§ Given instruction
Transcribe the material word for word, but without the images.

§ Raw data
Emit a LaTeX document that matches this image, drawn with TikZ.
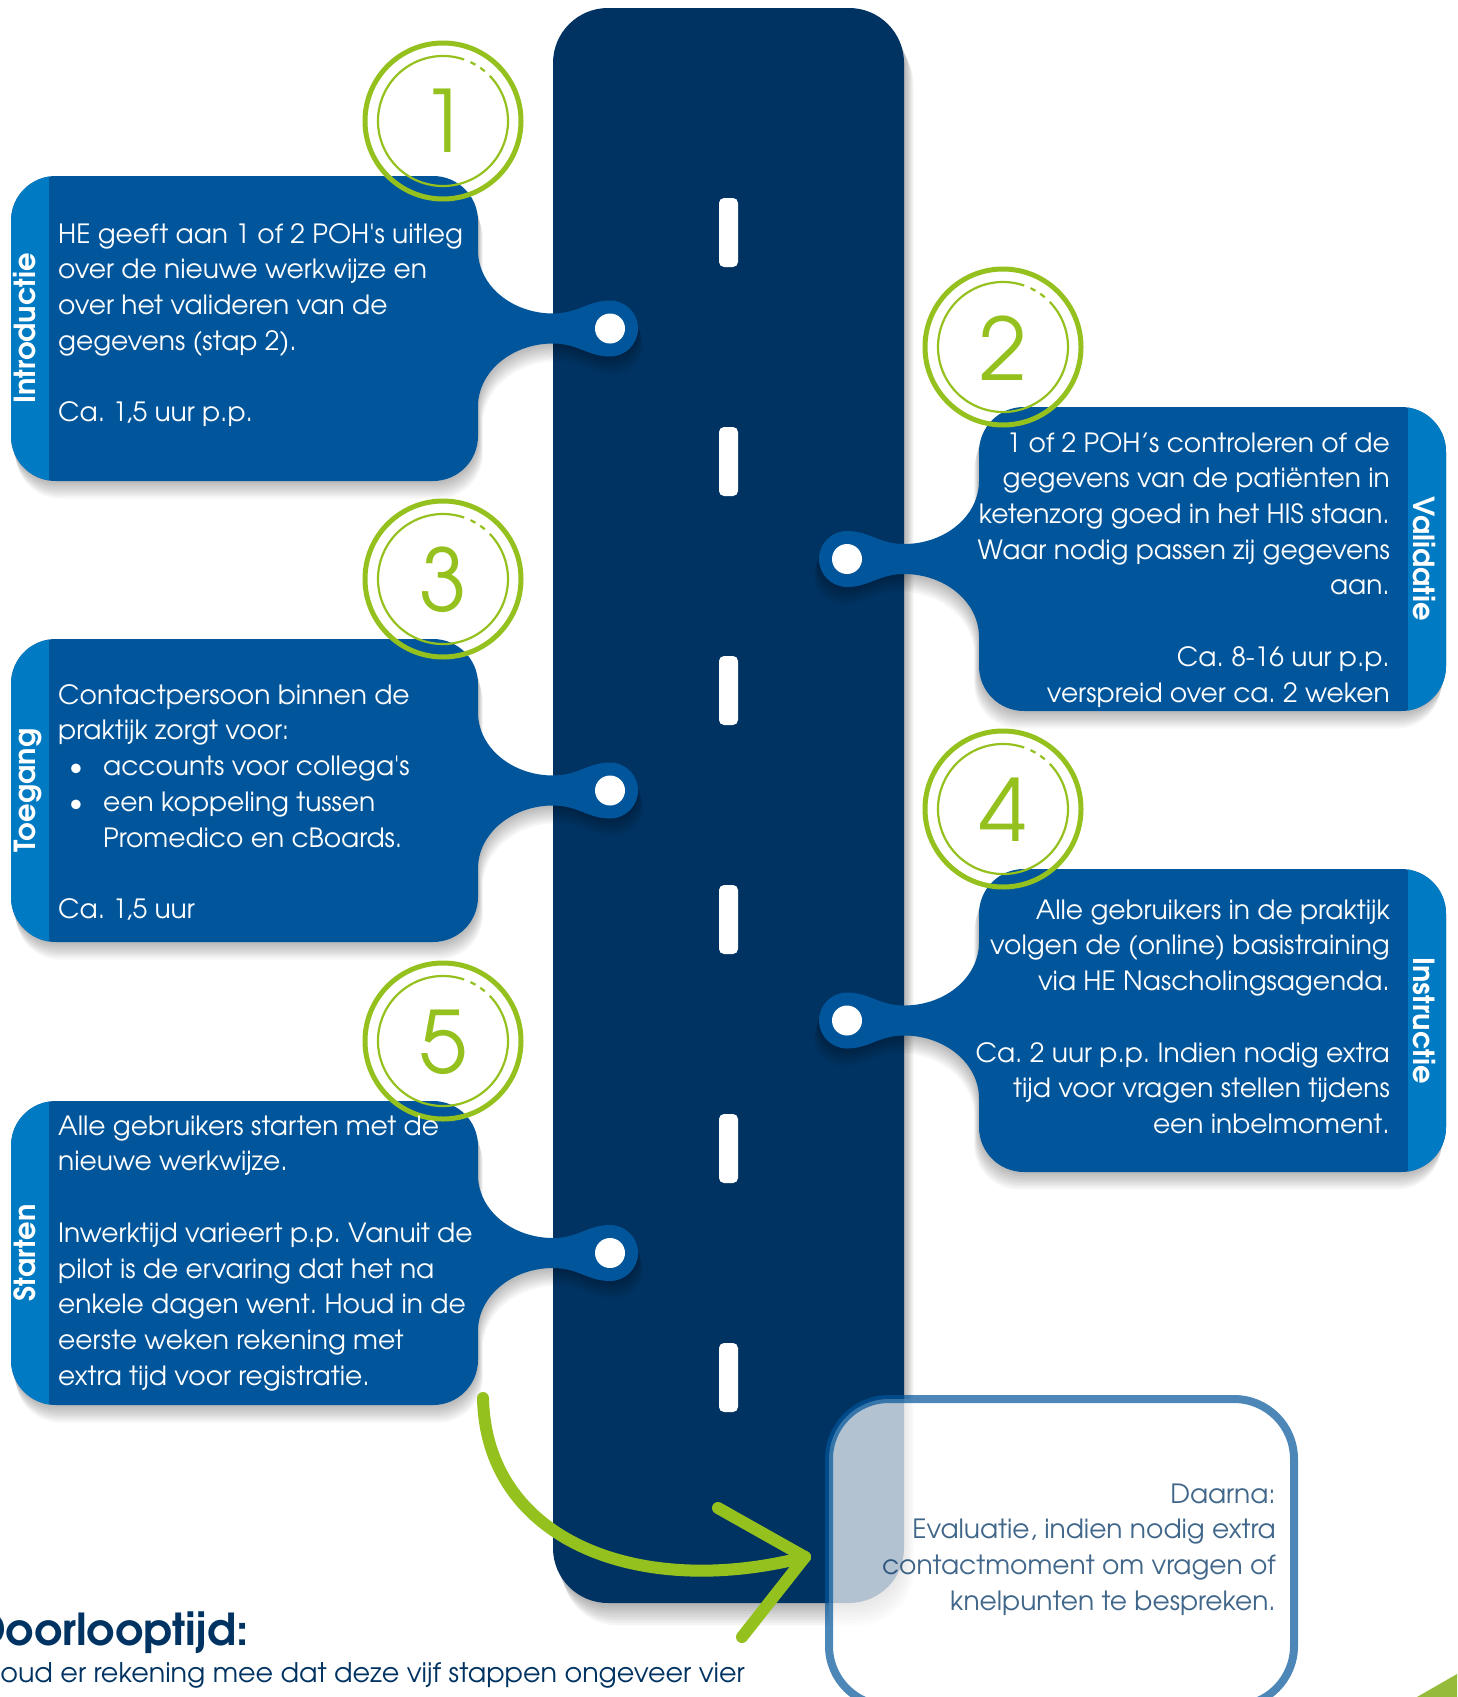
\documentclass[tikz,border=0pt]{standalone}
\usepackage{fontspec}
\setmainfont{texgyreadventor}[Extension=.otf, UprightFont=*-regular, BoldFont=*-bold, ItalicFont=*-italic, BoldItalicFont=*-bolditalic]
\definecolor{road}{RGB}{0,51,98}
\definecolor{cardblue}{RGB}{0,85,155}
\definecolor{stripe}{RGB}{0,122,194}
\definecolor{lime}{RGB}{149,193,31}
\definecolor{lime2}{RGB}{150,187,58}
\tikzset{
  bodytext/.style={text=white, inner sep=0pt, font=\fontsize{26.5}{35.7}\selectfont\frenchspacing},
  sidelabel/.style={text=white, inner sep=0pt, font=\bfseries\fontsize{29}{29}\selectfont},
  ringouter/.style={draw=lime, line width=5},
  ringinner/.style={draw=lime, line width=2.2},
  digit/.style={text=lime, inner sep=0pt, font=\fontsize{86}{86}\selectfont},
  arrowline/.style={draw=lime, line width=12, line cap=round, line join=round},
  dashmark/.style={fill=white, rounded corners=5pt},
}
\newcommand\cpath[2]{(56,#1) -- (433,#1) .. controls (458,#1) and (478,{#1+20}) .. (478,{#1+45})
 -- (478,{\cmid-78}) .. controls (478,{\cmid-43}) and (512,{\cmid-15}) .. (553,{\cmid-15})
 .. controls (578,{\cmid-15}) and (588,{\cmid-28}) .. (610,{\cmid-28})
 arc[start angle=-90,end angle=90,radius=28]
 .. controls (588,{\cmid+28}) and (578,{\cmid+15}) .. (553,{\cmid+15})
 .. controls (512,{\cmid+15}) and (478,{\cmid+43}) .. (478,{\cmid+78})
 -- (478,{#2-45}) .. controls (478,{#2-20}) and (458,#2) .. (433,#2)
 -- (56,#2) .. controls (31,#2) and (11,{#2-20}) .. (11,{#2-45})
 -- (11,{#1+45}) .. controls (11,{#1+20}) and (31,#1) .. (56,#1) -- cycle}
\newcommand\drawcard[2]{%
 \pgfmathsetmacro\cmid{(#1+#2)/2}%
 \foreach \i in {1,...,8}{\fill[black,opacity=0.035,shift={(\i*0.6,\i*2.2)}] \cpath{#1}{#2};}%
 \fill[cardblue] \cpath{#1}{#2};%
 \begin{scope}\clip \cpath{#1}{#2}; \fill[stripe] (0,#1) rectangle (49,#2); \end{scope}%
 \fill[white] (610,\cmid) circle (15);%
}
\newcommand\stepring[2]{%
 \draw[ringouter] (#1,#2) circle (78);
 \draw[ringinner] (#1,#2) ++(-71:65) arc[start angle=-71,end angle=-404,radius=65];
 \draw[ringinner] (#1,#2) ++(-65:65) arc[start angle=-65,end angle=-60,radius=65];
 \draw[ringinner] (#1,#2) ++(-55:65) arc[start angle=-55,end angle=-50,radius=65];
}
\newcommand\bulitem{\makebox[45pt][l]{\hspace{11pt}\textbullet}}
\begin{document}
\begin{tikzpicture}[x=1pt,y=-1pt]
\useasboundingbox (0,0) rectangle (1457,1697);
\fill[white] (0,0) rectangle (1457,1697);
% road with soft shadow
\foreach \i in {1,...,8}{\fill[black,opacity=0.04,rounded corners=55pt,shift={(\i*1.2,\i*2.8)}] (553,8) rectangle (904,1603);}
\fill[road,rounded corners=55pt] (553,8) rectangle (904,1603);
\foreach \y in {198,427,656,885,1114,1343}{\fill[dashmark] (719,\y) rectangle (738,{\y+69});}
% cards
\drawcard{176}{481}
\drawcard{639}{942}
\drawcard{1101}{1405}
\begin{scope}[shift={(1457,0)},xscale=-1]
\drawcard{407}{711}
\drawcard{869}{1172}
\end{scope}
% rings
\stepring{443}{121}
\stepring{1003}{347}
\stepring{443}{579}
\stepring{1003}{809}
\stepring{443}{1041}
\node[digit] (n1) at (444,121) {1};
\node[digit] (n2) at (1003,348) {2};
\node[digit] (n3) at (443,580) {3};
\node[digit] (n4) at (1003,810) {4};
\node[digit] (n5) at (443,1042) {5};
% side labels
\node[sidelabel,rotate=90,anchor=base] (l1) at (35,328.5) {Introductie};
\node[sidelabel,rotate=90,anchor=base] (l3) at (35,790.5) {Toegang};
\node[sidelabel,rotate=90,anchor=base] (l5) at (35,1253) {Starten};
\node[sidelabel,rotate=-90,anchor=base] (l2) at (1413,559) {Validatie};
\node[sidelabel,rotate=-90,anchor=base] (l4) at (1413,1020.5) {Instructie};
% card texts
\node[bodytext,anchor=north west,align=left] (t1) at (58,218) {\strut HE geeft aan 1 of 2 POH\textquotesingle s uitleg\\over de nieuwe werkwijze en\\over het valideren van de\\gegevens (stap 2).\\[35.7pt]Ca. 1,5 uur p.p.};
\node[bodytext,anchor=north east,align=right] (t2) at (1390,427) {\strut 1 of 2 POH’s controleren of de\\gegevens van de patiënten in\\ketenzorg goed in het HIS staan.\\Waar nodig passen zij gegevens\\aan.\\[35.7pt]Ca. 8-16 uur p.p.\\verspreid over ca. 2 weken};
\node[bodytext,anchor=north west,align=left] (t3) at (58,679) {\strut Contactpersoon binnen de\\praktijk zorgt voor:\\\bulitem accounts voor collega\textquotesingle s\\\bulitem een koppeling tussen\\\hspace*{45pt}Promedico en cBoards.\\[35.7pt]Ca. 1,5 uur};
\node[bodytext,anchor=north east,align=right] (t4) at (1390,894) {\strut Alle gebruikers in de praktijk\\volgen de (online) basistraining\\via HE Nascholingsagenda.\\[35.7pt]Ca. 2 uur p.p. Indien nodig extra\\tijd voor vragen stellen tijdens\\een inbelmoment.};
\node[bodytext,anchor=north west,align=left] (t5) at (58,1110) {\strut Alle gebruikers starten met de\\nieuwe werkwijze.\\[35.7pt]Inwerktijd varieert p.p. Vanuit de\\pilot is de ervaring dat het na\\enkele dagen went. Houd in de\\eerste weken rekening met\\extra tijd voor registratie.};
% arrow
\coordinate (a0) at (483,1398);
\coordinate (a1) at (805,1557);
\draw[arrowline] (a0) .. controls (486,1540) and (638,1600) .. (a1);
\draw[arrowline] (a1) -- ++(-87,-49);
\draw[arrowline] (a1) -- ++(-63,80);
% evaluation box
\fill[white,fill opacity=0.7,rounded corners=60pt] (829,1399) rectangle (1294,1706);
\draw[cardblue,draw opacity=0.7,line width=8,rounded corners=60pt] (829,1399) rectangle (1294,1706);
\node[bodytext,text=road,text opacity=0.75,anchor=north east,align=right] (ev) at (1276,1478) {\strut Daarna:\\Evaluatie, indien nodig extra\\contactmoment om vragen of\\knelpunten te bespreken.};
% corner accent
\fill[lime2] (1417,1697) -- (1457,1674) -- (1457,1697) -- cycle;
% bottom text
\node[anchor=base east,inner sep=0pt,text=road,font=\bfseries\fontsize{44}{44}\selectfont] (dt) at (249,1645) {Doorlooptijd:};
\node[anchor=base east,inner sep=0pt,text=road,font=\fontsize{27}{30}\selectfont\frenchspacing] (dl) at (745,1682) {Houd er rekening mee dat deze vijf stappen ongeveer vier};
\end{tikzpicture}
\end{document}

§ Solution to this problem
Emit a LaTeX document that matches this image, drawn with TikZ.
\documentclass[tikz,border=0pt]{standalone}
\usepackage{fontspec}
\setmainfont{texgyreadventor}[Extension=.otf, UprightFont=*-regular, BoldFont=*-bold, ItalicFont=*-italic, BoldItalicFont=*-bolditalic]
\definecolor{road}{RGB}{0,51,98}
\definecolor{cardblue}{RGB}{0,85,155}
\definecolor{stripe}{RGB}{0,122,194}
\definecolor{lime}{RGB}{149,193,31}
\definecolor{lime2}{RGB}{150,187,58}
\tikzset{
  bodytext/.style={text=white, inner sep=0pt, font=\fontsize{26.5}{35.7}\selectfont\frenchspacing},
  sidelabel/.style={text=white, inner sep=0pt, font=\bfseries\fontsize{29}{29}\selectfont},
  ringouter/.style={draw=lime, line width=5},
  ringinner/.style={draw=lime, line width=2.2},
  digit/.style={text=lime, inner sep=0pt, font=\fontsize{86}{86}\selectfont},
  arrowline/.style={draw=lime, line width=12, line cap=round, line join=round},
  dashmark/.style={fill=white, rounded corners=5pt},
}
\newcommand\cpath[2]{(56,#1) -- (433,#1) .. controls (458,#1) and (478,{#1+20}) .. (478,{#1+45})
 -- (478,{\cmid-78}) .. controls (478,{\cmid-43}) and (512,{\cmid-15}) .. (553,{\cmid-15})
 .. controls (578,{\cmid-15}) and (588,{\cmid-28}) .. (610,{\cmid-28})
 arc[start angle=-90,end angle=90,radius=28]
 .. controls (588,{\cmid+28}) and (578,{\cmid+15}) .. (553,{\cmid+15})
 .. controls (512,{\cmid+15}) and (478,{\cmid+43}) .. (478,{\cmid+78})
 -- (478,{#2-45}) .. controls (478,{#2-20}) and (458,#2) .. (433,#2)
 -- (56,#2) .. controls (31,#2) and (11,{#2-20}) .. (11,{#2-45})
 -- (11,{#1+45}) .. controls (11,{#1+20}) and (31,#1) .. (56,#1) -- cycle}
\newcommand\drawcard[2]{%
 \pgfmathsetmacro\cmid{(#1+#2)/2}%
 \foreach \i in {1,...,8}{\fill[black,opacity=0.035,shift={(\i*0.6,\i*2.2)}] \cpath{#1}{#2};}%
 \fill[cardblue] \cpath{#1}{#2};%
 \begin{scope}\clip \cpath{#1}{#2}; \fill[stripe] (0,#1) rectangle (49,#2); \end{scope}%
 \fill[white] (610,\cmid) circle (15);%
}
\newcommand\stepring[2]{%
 \draw[ringouter] (#1,#2) circle (78);
 \draw[ringinner] (#1,#2) ++(-71:65) arc[start angle=-71,end angle=-404,radius=65];
 \draw[ringinner] (#1,#2) ++(-65:65) arc[start angle=-65,end angle=-60,radius=65];
 \draw[ringinner] (#1,#2) ++(-55:65) arc[start angle=-55,end angle=-50,radius=65];
}
\newcommand\bulitem{\makebox[45pt][l]{\hspace{11pt}\textbullet}}
\begin{document}
\begin{tikzpicture}[x=1pt,y=-1pt]
\useasboundingbox (0,0) rectangle (1457,1697);
\fill[white] (0,0) rectangle (1457,1697);
% road with soft shadow
\foreach \i in {1,...,8}{\fill[black,opacity=0.04,rounded corners=55pt,shift={(\i*1.2,\i*2.8)}] (553,8) rectangle (904,1603);}
\fill[road,rounded corners=55pt] (553,8) rectangle (904,1603);
\foreach \y in {198,427,656,885,1114,1343}{\fill[dashmark] (719,\y) rectangle (738,{\y+69});}
% cards
\drawcard{176}{481}
\drawcard{639}{942}
\drawcard{1101}{1405}
\begin{scope}[shift={(1457,0)},xscale=-1]
\drawcard{407}{711}
\drawcard{869}{1172}
\end{scope}
% rings
\stepring{443}{121}
\stepring{1003}{347}
\stepring{443}{579}
\stepring{1003}{809}
\stepring{443}{1041}
\node[digit] (n1) at (444,121) {1};
\node[digit] (n2) at (1003,348) {2};
\node[digit] (n3) at (443,580) {3};
\node[digit] (n4) at (1003,810) {4};
\node[digit] (n5) at (443,1042) {5};
% side labels
\node[sidelabel,rotate=90,anchor=base] (l1) at (35,328.5) {Introductie};
\node[sidelabel,rotate=90,anchor=base] (l3) at (35,790.5) {Toegang};
\node[sidelabel,rotate=90,anchor=base] (l5) at (35,1253) {Starten};
\node[sidelabel,rotate=-90,anchor=base] (l2) at (1413,559) {Validatie};
\node[sidelabel,rotate=-90,anchor=base] (l4) at (1413,1020.5) {Instructie};
% card texts
\node[bodytext,anchor=north west,align=left] (t1) at (58,218) {\strut HE geeft aan 1 of 2 POH\textquotesingle s uitleg\\over de nieuwe werkwijze en\\over het valideren van de\\gegevens (stap 2).\\[35.7pt]Ca. 1,5 uur p.p.};
\node[bodytext,anchor=north east,align=right] (t2) at (1390,427) {\strut 1 of 2 POH’s controleren of de\\gegevens van de patiënten in\\ketenzorg goed in het HIS staan.\\Waar nodig passen zij gegevens\\aan.\\[35.7pt]Ca. 8-16 uur p.p.\\verspreid over ca. 2 weken};
\node[bodytext,anchor=north west,align=left] (t3) at (58,679) {\strut Contactpersoon binnen de\\praktijk zorgt voor:\\\bulitem accounts voor collega\textquotesingle s\\\bulitem een koppeling tussen\\\hspace*{45pt}Promedico en cBoards.\\[35.7pt]Ca. 1,5 uur};
\node[bodytext,anchor=north east,align=right] (t4) at (1390,894) {\strut Alle gebruikers in de praktijk\\volgen de (online) basistraining\\via HE Nascholingsagenda.\\[35.7pt]Ca. 2 uur p.p. Indien nodig extra\\tijd voor vragen stellen tijdens\\een inbelmoment.};
\node[bodytext,anchor=north west,align=left] (t5) at (58,1110) {\strut Alle gebruikers starten met de\\nieuwe werkwijze.\\[35.7pt]Inwerktijd varieert p.p. Vanuit de\\pilot is de ervaring dat het na\\enkele dagen went. Houd in de\\eerste weken rekening met\\extra tijd voor registratie.};
% arrow
\coordinate (a0) at (483,1398);
\coordinate (a1) at (805,1557);
\draw[arrowline] (a0) .. controls (486,1540) and (638,1600) .. (a1);
\draw[arrowline] (a1) -- ++(-87,-49);
\draw[arrowline] (a1) -- ++(-63,80);
% evaluation box
\fill[white,fill opacity=0.7,rounded corners=60pt] (829,1399) rectangle (1294,1706);
\draw[cardblue,draw opacity=0.7,line width=8,rounded corners=60pt] (829,1399) rectangle (1294,1706);
\node[bodytext,text=road,text opacity=0.75,anchor=north east,align=right] (ev) at (1276,1478) {\strut Daarna:\\Evaluatie, indien nodig extra\\contactmoment om vragen of\\knelpunten te bespreken.};
% corner accent
\fill[lime2] (1417,1697) -- (1457,1674) -- (1457,1697) -- cycle;
% bottom text
\node[anchor=base east,inner sep=0pt,text=road,font=\bfseries\fontsize{44}{44}\selectfont] (dt) at (249,1645) {Doorlooptijd:};
\node[anchor=base east,inner sep=0pt,text=road,font=\fontsize{27}{30}\selectfont\frenchspacing] (dl) at (745,1682) {Houd er rekening mee dat deze vijf stappen ongeveer vier};
\end{tikzpicture}
\end{document}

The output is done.